* begin Supplied material *

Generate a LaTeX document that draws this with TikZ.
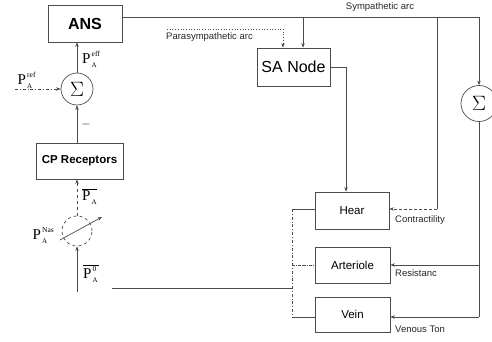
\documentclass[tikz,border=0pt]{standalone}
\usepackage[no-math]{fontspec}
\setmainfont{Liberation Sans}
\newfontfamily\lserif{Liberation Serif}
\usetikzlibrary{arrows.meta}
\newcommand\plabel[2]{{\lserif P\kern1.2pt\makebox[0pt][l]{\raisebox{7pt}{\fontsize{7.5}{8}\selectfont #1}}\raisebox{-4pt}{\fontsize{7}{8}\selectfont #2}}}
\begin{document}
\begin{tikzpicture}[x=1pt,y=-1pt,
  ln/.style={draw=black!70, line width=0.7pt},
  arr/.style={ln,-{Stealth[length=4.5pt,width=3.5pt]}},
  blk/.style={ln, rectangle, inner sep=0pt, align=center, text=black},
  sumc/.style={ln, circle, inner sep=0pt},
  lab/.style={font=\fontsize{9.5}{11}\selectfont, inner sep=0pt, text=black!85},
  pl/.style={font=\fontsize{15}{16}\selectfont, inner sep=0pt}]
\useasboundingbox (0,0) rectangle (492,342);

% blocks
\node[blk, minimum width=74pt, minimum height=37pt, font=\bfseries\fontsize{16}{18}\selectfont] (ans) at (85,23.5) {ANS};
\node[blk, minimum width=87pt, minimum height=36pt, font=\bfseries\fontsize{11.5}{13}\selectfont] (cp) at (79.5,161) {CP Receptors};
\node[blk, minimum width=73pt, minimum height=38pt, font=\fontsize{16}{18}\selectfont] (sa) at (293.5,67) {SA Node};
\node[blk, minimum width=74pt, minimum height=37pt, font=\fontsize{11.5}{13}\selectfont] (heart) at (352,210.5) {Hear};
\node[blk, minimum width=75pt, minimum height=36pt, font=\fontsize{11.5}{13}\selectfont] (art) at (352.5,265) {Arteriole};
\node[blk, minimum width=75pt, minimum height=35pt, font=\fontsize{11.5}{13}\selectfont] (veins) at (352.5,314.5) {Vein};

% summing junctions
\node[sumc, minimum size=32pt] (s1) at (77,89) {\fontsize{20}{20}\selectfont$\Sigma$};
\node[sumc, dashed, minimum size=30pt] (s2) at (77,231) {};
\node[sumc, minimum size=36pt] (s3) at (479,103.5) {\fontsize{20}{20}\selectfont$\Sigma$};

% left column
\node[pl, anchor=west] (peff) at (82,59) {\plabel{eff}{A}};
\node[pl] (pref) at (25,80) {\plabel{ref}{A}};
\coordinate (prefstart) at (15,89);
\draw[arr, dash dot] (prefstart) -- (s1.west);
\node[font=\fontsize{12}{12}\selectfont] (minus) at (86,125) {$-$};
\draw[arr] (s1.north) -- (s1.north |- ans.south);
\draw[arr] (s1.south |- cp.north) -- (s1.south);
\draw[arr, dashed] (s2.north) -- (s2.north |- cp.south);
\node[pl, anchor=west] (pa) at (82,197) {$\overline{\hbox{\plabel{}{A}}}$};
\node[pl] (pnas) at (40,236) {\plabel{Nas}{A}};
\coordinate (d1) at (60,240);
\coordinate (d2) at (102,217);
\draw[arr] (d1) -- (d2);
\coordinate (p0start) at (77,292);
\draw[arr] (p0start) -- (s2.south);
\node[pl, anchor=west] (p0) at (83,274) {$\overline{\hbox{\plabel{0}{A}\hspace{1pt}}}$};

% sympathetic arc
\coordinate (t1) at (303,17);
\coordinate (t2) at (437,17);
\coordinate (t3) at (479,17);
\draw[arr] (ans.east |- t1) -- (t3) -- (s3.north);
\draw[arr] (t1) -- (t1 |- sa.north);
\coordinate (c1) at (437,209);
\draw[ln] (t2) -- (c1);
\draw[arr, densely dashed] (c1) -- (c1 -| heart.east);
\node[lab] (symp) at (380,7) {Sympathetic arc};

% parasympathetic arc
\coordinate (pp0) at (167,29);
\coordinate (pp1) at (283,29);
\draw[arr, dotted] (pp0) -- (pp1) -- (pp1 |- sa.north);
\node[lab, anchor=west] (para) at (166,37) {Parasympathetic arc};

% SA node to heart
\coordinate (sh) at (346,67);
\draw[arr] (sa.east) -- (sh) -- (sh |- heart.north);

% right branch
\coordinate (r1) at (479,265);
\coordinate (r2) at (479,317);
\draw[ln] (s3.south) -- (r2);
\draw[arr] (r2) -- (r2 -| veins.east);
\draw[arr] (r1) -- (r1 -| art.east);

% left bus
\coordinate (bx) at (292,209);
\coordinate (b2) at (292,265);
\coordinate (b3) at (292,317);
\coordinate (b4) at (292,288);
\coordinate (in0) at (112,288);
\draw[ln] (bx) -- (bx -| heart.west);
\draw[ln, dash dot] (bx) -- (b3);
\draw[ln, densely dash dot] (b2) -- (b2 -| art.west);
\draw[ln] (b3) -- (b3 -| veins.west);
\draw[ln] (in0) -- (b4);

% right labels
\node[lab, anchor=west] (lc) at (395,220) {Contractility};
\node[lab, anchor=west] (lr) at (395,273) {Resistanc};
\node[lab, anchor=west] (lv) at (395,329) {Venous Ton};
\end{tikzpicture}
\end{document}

* end Supplied material *

▶ [Task statement] Omitting all pictures, restate exactly the lines of the material from its start through the line that contains "(0,0) rectangle (492,342);".

▶ [Answer below]
Generate a LaTeX document that draws this with TikZ.
\documentclass[tikz,border=0pt]{standalone}
\usepackage[no-math]{fontspec}
\setmainfont{Liberation Sans}
\newfontfamily\lserif{Liberation Serif}
\usetikzlibrary{arrows.meta}
\newcommand\plabel[2]{{\lserif P\kern1.2pt\makebox[0pt][l]{\raisebox{7pt}{\fontsize{7.5}{8}\selectfont #1}}\raisebox{-4pt}{\fontsize{7}{8}\selectfont #2}}}
\begin{document}
\begin{tikzpicture}[x=1pt,y=-1pt,
  ln/.style={draw=black!70, line width=0.7pt},
  arr/.style={ln,-{Stealth[length=4.5pt,width=3.5pt]}},
  blk/.style={ln, rectangle, inner sep=0pt, align=center, text=black},
  sumc/.style={ln, circle, inner sep=0pt},
  lab/.style={font=\fontsize{9.5}{11}\selectfont, inner sep=0pt, text=black!85},
  pl/.style={font=\fontsize{15}{16}\selectfont, inner sep=0pt}]
\useasboundingbox (0,0) rectangle (492,342);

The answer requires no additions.